Normal Subgroups and Internal Direct Products Why are Normal Subgroups important?
Why are Internal Direct Products important?
I'm studying abstract algebra and I have always wondered about its relevance and usefulness.
Does anyone could help me please?
 A: Normal subgroups are important for the same reason that factor groups are important, since normal subgroups correspond to factor groups and vice-versa. 
Direct products (whether internal or external; they correspond to one another in a natural way) give you both ways of producing new groups from old, and of (sometimes) understanding more complicated groups in terms of simpler ones. A classical example of the latter is the Fundamental Theorem of Finitely Generated Abelian Groups (which is later generalized to any finitely generated module over a PID), which tells you that any finitely generated abelian group is a direct product of cyclic groups that, in addition, have orders satisfying certain restricting relations. This makes understanding finitely generated abelian groups very easy.
A: It is important because all those studies lead e.g. to Galois Theory. Galois Theory is important e.g. in solving polynomial equation. Solution to polynomial equation is of course important as it solves no one knows how many problems in real world from theoretical physics to engineering and economy.
I feel your tone though.

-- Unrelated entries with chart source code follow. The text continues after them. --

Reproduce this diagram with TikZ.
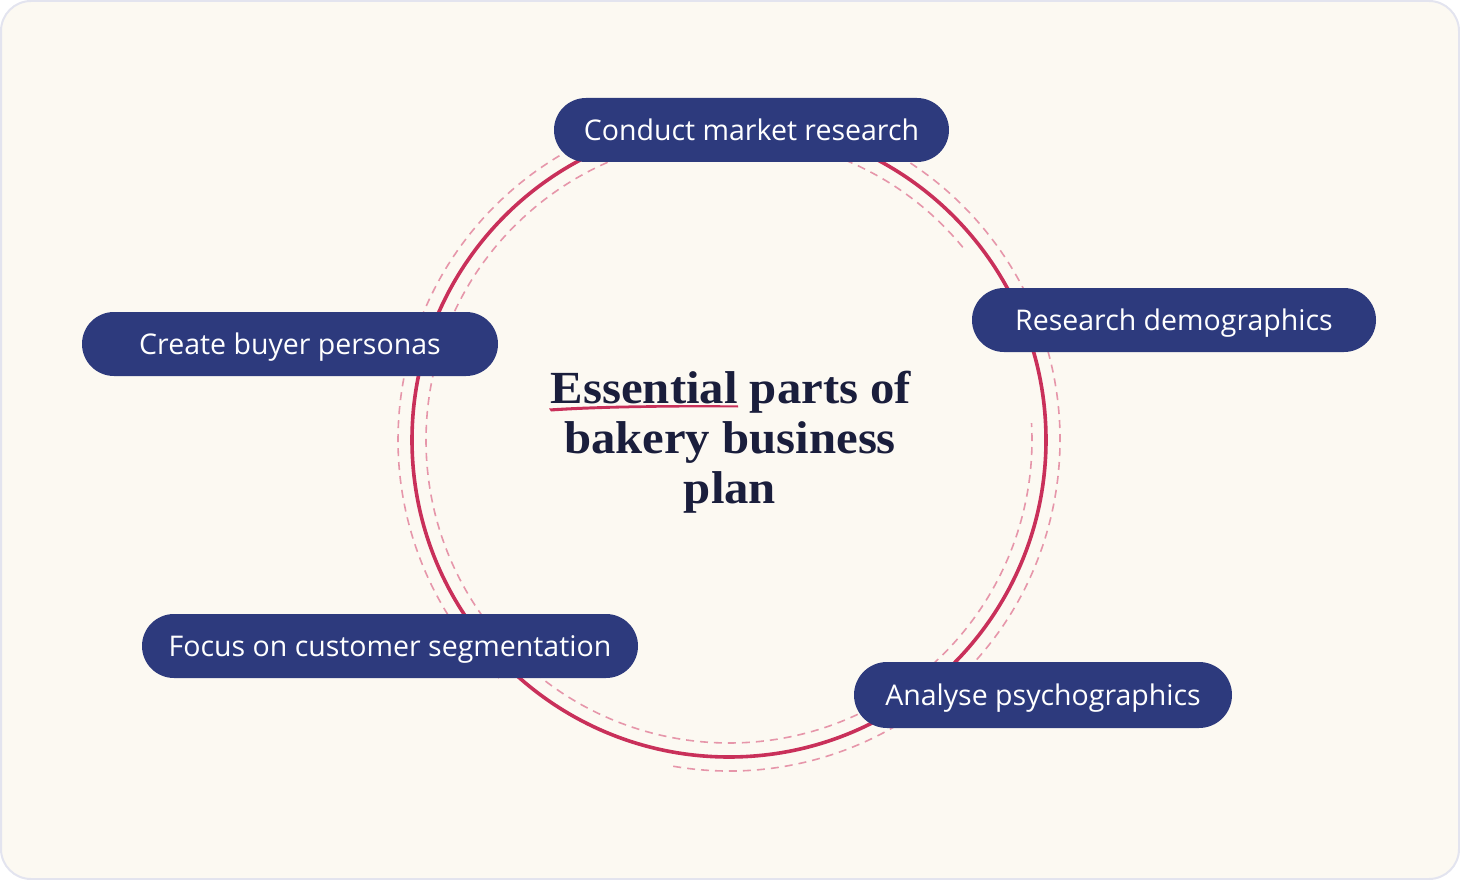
\documentclass[tikz,border=0pt]{standalone}
\usepackage{fontspec}
\setmainfont{Liberation Serif}
\newfontfamily\pillfont{Open Sans}
\newfontfamily\titlefont{Liberation Serif}[FakeStretch=1.06]
\definecolor{bgcream}{HTML}{FCF9F2}
\definecolor{bgborder}{HTML}{E3E4EF}
\definecolor{pillnavy}{HTML}{2D3A7D}
\definecolor{crimson}{HTML}{C9305A}
\definecolor{dashpink}{HTML}{E696AA}
\definecolor{titlenavy}{HTML}{1A1E3C}
\tikzset{
  pill/.style={fill=pillnavy, rounded corners=32pt, minimum height=64pt, inner sep=0pt,
    text height=20.3pt, text depth=0pt,
    text=white, font=\pillfont\fontsize{28.5}{32}\selectfont},
  mainring/.style={draw=crimson, line width=3.6pt},
  dashring/.style={draw=dashpink, line width=1.6pt, dash pattern=on 8pt off 6pt},
  titletext/.style={font=\titlefont\bfseries\fontsize{46}{50}\selectfont, text=titlenavy, anchor=base, inner sep=0pt},
}
\begin{document}
\begin{tikzpicture}[x=1pt,y=-1pt]
\useasboundingbox (0,0) rectangle (1460,880);
\draw[fill=bgcream, draw=bgborder, line width=2pt, rounded corners=30pt] (1,1) rectangle (1459,879);
\coordinate (C) at (729,440);
% rings
\draw[mainring] (C) circle[radius=317];
\draw[dashring] (C) ++(-39.5:303) arc[start angle=-39.5, end angle=-363.2, radius=303];
\draw[dashring] (C) ++(-260.3:331) arc[start angle=-260.3, end angle=-586, radius=331];
% pills
\node[pill, minimum width=395pt] (p1) at (751.5,130) {Conduct market research};
\node[pill, minimum width=404pt] (p2) at (1174,320) {Research demographics};
\node[pill, minimum width=416pt] (p3) at (290,344) {Create buyer personas};
\node[pill, minimum width=496pt] (p4) at (390,646) {Focus on customer segmentation};
\node[pill, minimum width=378pt, minimum height=66pt, rounded corners=33pt] (p5) at (1043,695) {Analyse psychographics};
% title
\node[titletext] (t1) at (731,403) {Essential parts of};
\node[titletext] (t2) at (730,453) {bakery business};
\node[titletext] (t3) at (730,503) {plan};
\fill[crimson] (549,408.5) .. controls (600,405) and (680,404.5) .. (738,405.5)
  -- (738,407.5) .. controls (680,407) and (600,408) .. (551,411.5) -- cycle;
\end{tikzpicture}
\end{document}
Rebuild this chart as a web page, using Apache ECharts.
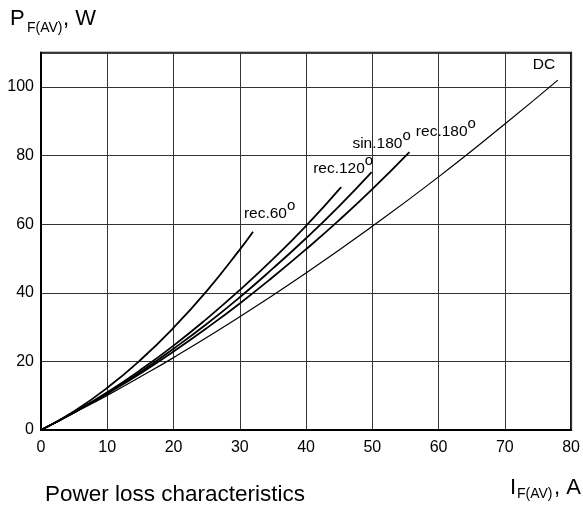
<!DOCTYPE html>
<html>
<head>
<meta charset="utf-8">
<script src="https://cdn.jsdelivr.net/npm/echarts@6/dist/echarts.min.js"></script>
<style>
html, body { margin: 0; padding: 0; background: #fff; }
#chart { width: 583px; height: 509px; }
</style>
</head>
<body>
<div id="chart"></div>
<script>
// I_F(AV), A  vs  P_F(AV), W
var rec60 = [[0, 0], [5, 5.5], [10, 12.3], [15, 20.4], [20, 29.8], [25, 40.5], [30, 52.6], [32, 57.8]];
var rec120 = [[0, 0], [5, 5.2], [10, 11.0], [15, 17.5], [20, 24.6], [25, 32.4], [30, 40.8], [35, 49.8], [40, 59.5], [45.3, 70.8]];
var sin180 = [[0, 0], [5, 5.1], [10, 10.8], [15, 16.9], [20, 23.7], [25, 30.9], [30, 38.7], [35, 47.1], [40, 55.9], [45, 65.3], [49.9, 75.2]];
var rec180 = [[0, 0], [5, 5.1], [10, 10.6], [15, 16.5], [20, 22.9], [25, 29.7], [30, 36.9], [35, 44.6], [40, 52.7], [45, 61.2], [50, 70.2], [55.6, 81.0]];
var dc = [[0, 0], [5, 5.0], [10, 10.1], [15, 15.5], [20, 21.1], [30, 33.0], [40, 45.8], [50, 59.4], [60, 73.8], [70, 89.2], [78, 102.0]];

var curveNames = ['rec.60', 'rec.120', 'sin.180', 'rec.180', 'DC'];
var curveData = [rec60, rec120, sin180, rec180, dc];
// where each curve's label sits (data coords)
var labelPos = [[34.5, 63.2], [45.6, 76.2], [51.4, 83.6], [61.1, 87.1], [75.9, 106.4]];

var chart = echarts.init(document.getElementById('chart'));

var series = curveNames.map(function (name, i) {
    var isDC = name === 'DC';
    return {
        name: name,
        type: 'line',
        data: curveData[i],
        smooth: true,
        showSymbol: false,
        silent: true,
        lineStyle: { color: '#000', width: isDC ? 1.2 : 1.8 },
        markPoint: {
            silent: true,
            symbol: 'circle',
            symbolSize: 0,
            data: [{ coord: labelPos[i] }],
            label: {
                show: true,
                position: 'inside',
                formatter: isDC ? '{t|DC}' : '{t|' + name + '}{s|o}',
                rich: {
                    t: { fontSize: 15.5, color: '#000', fontFamily: 'Liberation Sans, Arial', lineHeight: 30 },
                    s: { fontSize: 15, color: '#000', fontFamily: 'Liberation Sans, Arial', lineHeight: 15, verticalAlign: 'top' }
                }
            }
        }
    };
});

var option = {
    animation: false,
    backgroundColor: '#fff',
    grid: {
        left: 41,
        right: 11,
        top: 52.7,
        bottom: 79,
        show: true,
        borderColor: '#000',
        borderWidth: 2
    },
    xAxis: {
        type: 'value',
        min: 0,
        max: 80,
        interval: 10,
        axisLine: { show: true, lineStyle: { color: '#000', width: 2 } },
        axisTick: { show: false },
        axisLabel: { color: '#000', fontSize: 16, margin: 10, fontFamily: 'Liberation Sans, Arial' },
        splitLine: { show: true, lineStyle: { color: '#333', width: 1 } }
    },
    yAxis: {
        type: 'value',
        min: 0,
        max: 110,
        interval: 20,
        axisLine: { show: true, lineStyle: { color: '#000', width: 2 } },
        axisTick: { show: false },
        axisLabel: { color: '#000', fontSize: 16, margin: 7, showMaxLabel: false, fontFamily: 'Liberation Sans, Arial' },
        splitLine: { show: true, lineStyle: { color: '#333', width: 1 } }
    },
    graphic: [
        { type: 'text', left: 10, top: 8, style: { text: 'P', fontSize: 22, fill: '#000', fontFamily: 'Liberation Sans, Arial' } },
        { type: 'text', left: 27, top: 21, style: { text: 'F(AV)', fontSize: 14, fill: '#000', fontFamily: 'Liberation Sans, Arial' } },
        { type: 'text', left: 63, top: 8, style: { text: ', W', fontSize: 22, fill: '#000', fontFamily: 'Liberation Sans, Arial' } },
        { type: 'text', left: 510, top: 477, style: { text: 'I', fontSize: 22, fill: '#000', fontFamily: 'Liberation Sans, Arial' } },
        { type: 'text', left: 517, top: 487, style: { text: 'F(AV)', fontSize: 14, fill: '#000', fontFamily: 'Liberation Sans, Arial' } },
        { type: 'text', left: 554, top: 477, style: { text: ', A', fontSize: 22, fill: '#000', fontFamily: 'Liberation Sans, Arial' } },
        { type: 'text', left: 45, top: 483, style: { text: 'Power loss characteristics', fontSize: 22.5, fill: '#000', fontFamily: 'Liberation Sans, Arial' } }
    ],
    series: series
};

chart.setOption(option);
</script>
</body>
</html>
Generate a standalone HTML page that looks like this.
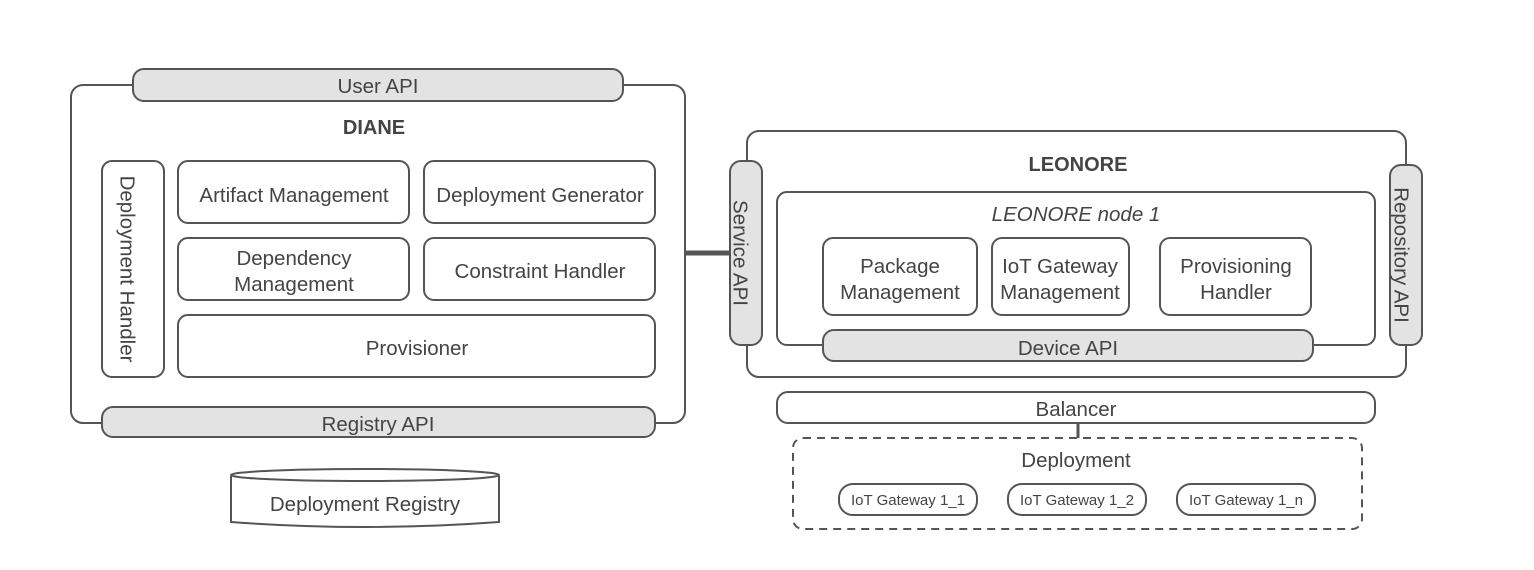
<!DOCTYPE html>
<html><head><meta charset="utf-8"><style>
html,body{margin:0;padding:0;background:#fff;}
svg{display:block;}
text{font-family:"Liberation Sans",sans-serif;fill:#444;font-size:20.5px;}
</style></head><body>
<svg width="1534" height="570" viewBox="0 0 1534 570" xmlns="http://www.w3.org/2000/svg">
<g fill="none" stroke="#555" stroke-width="2">
<rect x="71" y="85" width="614" height="338" rx="12" fill="#fff"/>
<rect x="133" y="69" width="490" height="32" rx="11" fill="#e3e3e3"/>
<rect x="102" y="161" width="62" height="216" rx="10" fill="#fff"/>
<rect x="178" y="161" width="231" height="62" rx="10" fill="#fff"/>
<rect x="424" y="161" width="231" height="62" rx="10" fill="#fff"/>
<rect x="178" y="238" width="231" height="62" rx="10" fill="#fff"/>
<rect x="424" y="238" width="231" height="62" rx="10" fill="#fff"/>
<rect x="178" y="315" width="477" height="62" rx="10" fill="#fff"/>
<rect x="102" y="407" width="553" height="30" rx="11" fill="#e3e3e3"/>
<path d="M231 476 L231 522 Q365 532 499 522 L499 476" fill="#fff"/>
<ellipse cx="365" cy="475" rx="134" ry="6" fill="#fff"/>
<line x1="685" y1="253" x2="731" y2="253" stroke-width="5"/>
<rect x="747" y="131" width="659" height="246" rx="12" fill="#fff"/>
<rect x="730" y="161" width="32" height="184" rx="11" fill="#e3e3e3"/>
<rect x="1390" y="165" width="32" height="180" rx="11" fill="#e3e3e3"/>
<rect x="777" y="192" width="598" height="153" rx="10" fill="#fff"/>
<rect x="823" y="238" width="154" height="77" rx="10" fill="#fff"/>
<rect x="992" y="238" width="137" height="77" rx="10" fill="#fff"/>
<rect x="1160" y="238" width="151" height="77" rx="10" fill="#fff"/>
<rect x="823" y="330" width="490" height="31" rx="11" fill="#e3e3e3"/>
<rect x="777" y="392" width="598" height="31" rx="11" fill="#fff"/>
<line x1="1078" y1="423" x2="1078" y2="438" stroke-width="3"/>
<rect x="793" y="438" width="569" height="91" rx="10" fill="#fff" stroke-dasharray="8,6"/>
<rect x="839" y="484" width="138" height="31" rx="14" fill="#fff"/>
<rect x="1008" y="484" width="138" height="31" rx="14" fill="#fff"/>
<rect x="1177" y="484" width="138" height="31" rx="14" fill="#fff"/>
</g>
<g text-anchor="middle">
<text x="378" y="93">User API</text>
<text x="374" y="134" style="font-weight:bold;font-size:20px">DIANE</text>
<text transform="translate(126,269) rotate(90)" dominant-baseline="middle">Deployment Handler</text>
<text x="294" y="202">Artifact Management</text>
<text x="540" y="202">Deployment Generator</text>
<text x="294" y="265">Dependency</text>
<text x="294" y="291">Management</text>
<text x="540" y="278">Constraint Handler</text>
<text x="417" y="355">Provisioner</text>
<text x="378" y="431">Registry API</text>
<text x="365" y="511">Deployment Registry</text>
<text x="1078" y="171" style="font-weight:bold;font-size:20px">LEONORE</text>
<text transform="translate(739,253) rotate(90)" dominant-baseline="middle">Service API</text>
<text transform="translate(1400,255) rotate(90)" dominant-baseline="middle">Repository API</text>
<text x="1076" y="221" style="font-style:italic">LEONORE node 1</text>
<text x="900" y="273">Package</text>
<text x="900" y="299">Management</text>
<text x="1060" y="273">IoT Gateway</text>
<text x="1060" y="299">Management</text>
<text x="1236" y="273">Provisioning</text>
<text x="1236" y="299">Handler</text>
<text x="1068" y="355">Device API</text>
<text x="1076" y="416">Balancer</text>
<text x="1076" y="467">Deployment</text>
<text x="908" y="505" style="font-size:15px">IoT Gateway 1_1</text>
<text x="1077" y="505" style="font-size:15px">IoT Gateway 1_2</text>
<text x="1246" y="505" style="font-size:15px">IoT Gateway 1_n</text>
</g>
</svg>
</body></html>
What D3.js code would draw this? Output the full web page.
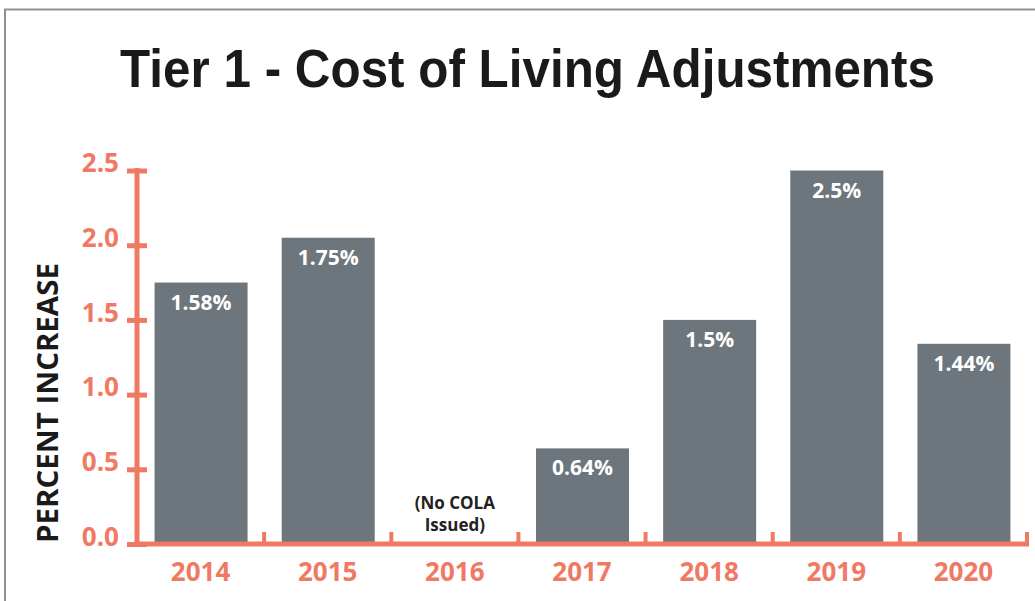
<!DOCTYPE html>
<html>
<head>
<meta charset="utf-8">
<script src="https://cdn.jsdelivr.net/npm/d3@7"></script>
<style>
  html, body { margin: 0; padding: 0; background: #fff; }
  svg { display: block; }
</style>
</head>
<body>
<div id="chart"></div>
<script>
/* Chart data */
const years = ['2014', '2015', '2016', '2017', '2018', '2019', '2020'];
const barValues = [1.75, 2.05, 0, 0.64, 1.5, 2.5, 1.34]; // bar heights as drawn
const valueLabels = ['1.58%', '1.75%', '', '0.64%', '1.5%', '2.5%', '1.44%'];
const yTicks = [0, 0.5, 1.0, 1.5, 2.0, 2.5];
const noColaLines = ['(No COLA', 'Issued)'];

/* Local Constants */
const WIDTH = 1035;
const HEIGHT = 601;
const SALMON = '#f07964';
const BAR_COLOR = '#6e767d';
const FONT = "'Open Sans', 'DejaVu Sans', sans-serif";

const svg = d3.select('#chart')
  .append('svg')
  .attr('width', WIDTH)
  .attr('height', HEIGHT);

// frame
svg.append('path')
  .attr('d', `M5,${HEIGHT} L5,9.5 L${WIDTH},9.5`)
  .attr('fill', 'none')
  .attr('stroke', '#8c9094')
  .attr('stroke-width', 2);

// title
const title = svg.append('text')
  .attr('x', 0)
  .attr('y', 0)
  .attr('text-anchor', 'middle')
  .style('font-family', "'Liberation Sans', Arial, sans-serif")
  .style('font-weight', 'bold')
  .style('font-size', '53px')
  .style('fill', '#1a1a1a')
  .text('Tier 1 - Cost of Living Adjustments');
const titleLen = title.node().getComputedTextLength();
title.attr('transform', `translate(527.5,87) scale(${815 / titleLen},1)`);

// scales
const x = d3.scaleBand().domain(years).range([137, 1027]).padding(0);
const barWidth = 93;
const y = d3.scaleLinear().domain([0, 2.5]).range([544, 170.5]);

// bars
const bars = years.map((yr, i) => ({ year: yr, value: barValues[i], label: valueLabels[i] }));

svg.selectAll('.bar')
  .data(bars.filter(d => d.value > 0))
  .enter()
  .append('rect')
  .attr('class', 'bar')
  .attr('x', d => x(d.year) + (x.bandwidth() - barWidth) / 2 + 0.5)
  .attr('y', d => y(d.value))
  .attr('width', barWidth)
  .attr('height', d => y(0) - y(d.value))
  .attr('fill', BAR_COLOR);

svg.selectAll('.value-label')
  .data(bars.filter(d => d.label))
  .enter()
  .append('text')
  .attr('class', 'value-label')
  .attr('x', d => x(d.year) + x.bandwidth() / 2 + 0.5)
  .attr('y', d => y(d.value) + 27)
  .attr('text-anchor', 'middle')
  .style('font-family', FONT)
  .style('font-weight', 'bold')
  .style('font-size', '21px')
  .style('fill', '#ffffff')
  .text(d => d.label);

// no COLA annotation
svg.append('g')
  .selectAll('text')
  .data(noColaLines)
  .enter()
  .append('text')
  .attr('x', x('2016') + x.bandwidth() / 2)
  .attr('y', (d, i) => 509 + i * 22)
  .attr('text-anchor', 'middle')
  .style('font-family', FONT)
  .style('font-weight', 'bold')
  .style('font-size', '17px')
  .style('fill', '#222')
  .text(d => d);

// y axis
const yAxisG = svg.append('g')
  .attr('transform', 'translate(137,0)')
  .call(d3.axisLeft(y).tickValues(yTicks).tickFormat(d3.format('.1f')).tickSize(10).tickPadding(8));
yAxisG.select('.domain').remove();
yAxisG.selectAll('.tick line')
  .attr('x1', -10)
  .attr('x2', 10)
  .attr('stroke', SALMON)
  .attr('stroke-width', 5);
yAxisG.selectAll('.tick text')
  .attr('dy', '0.05em')
  .style('font-family', FONT)
  .style('font-weight', 'bold')
  .style('font-size', '26px')
  .style('fill', SALMON);

svg.append('line')
  .attr('x1', 137).attr('x2', 137)
  .attr('y1', y(2.5) - 2.5).attr('y2', y(0))
  .attr('stroke', SALMON)
  .attr('stroke-width', 5);

// x axis
const xAxisG = svg.append('g')
  .attr('transform', `translate(0,${y(0)})`)
  .call(d3.axisBottom(x).tickSize(0).tickPadding(21));
xAxisG.select('.domain').remove();
xAxisG.selectAll('.tick text')
  .attr('dy', '0.6em')
  .style('font-family', FONT)
  .style('font-weight', 'bold')
  .style('font-size', '26px')
  .style('fill', SALMON);

const boundaries = years.slice(1).map(d => x(d)).concat([x.range()[1]]);
svg.selectAll('.x-boundary')
  .data(boundaries)
  .enter()
  .append('line')
  .attr('class', 'x-boundary')
  .attr('x1', d => d).attr('x2', d => d)
  .attr('y1', y(0) - 12).attr('y2', y(0))
  .attr('stroke', SALMON)
  .attr('stroke-width', 4);

svg.append('line')
  .attr('x1', 134.5).attr('x2', x.range()[1] + 2)
  .attr('y1', y(0)).attr('y2', y(0))
  .attr('stroke', SALMON)
  .attr('stroke-width', 5);

// y axis title
const yTitle = svg.append('text')
  .attr('text-anchor', 'middle')
  .style('font-family', FONT)
  .style('font-weight', 'bold')
  .style('font-size', '29px')
  .style('fill', '#1a1a1a')
  .text('PERCENT INCREASE');
const yTitleLen = yTitle.node().getComputedTextLength();
yTitle.attr('transform', `translate(58,403) rotate(-90) scale(${280 / yTitleLen},1)`);
</script>
</body>
</html>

So, YES, most of the teachings are bad in a sense that they:


*

*Ignore the intention of a theorem that we are left in the dark and missing the excitement;

*Skip too many critical arguments by assuming the students somehow could been suddenly skilled in tens of theorems just presented earlier;

*Give too many puzzles to be forgotten later that the sole purpose seems to just slow down the learning.
Self-learning is almost impossible as they don't seem to care the learning process of a student.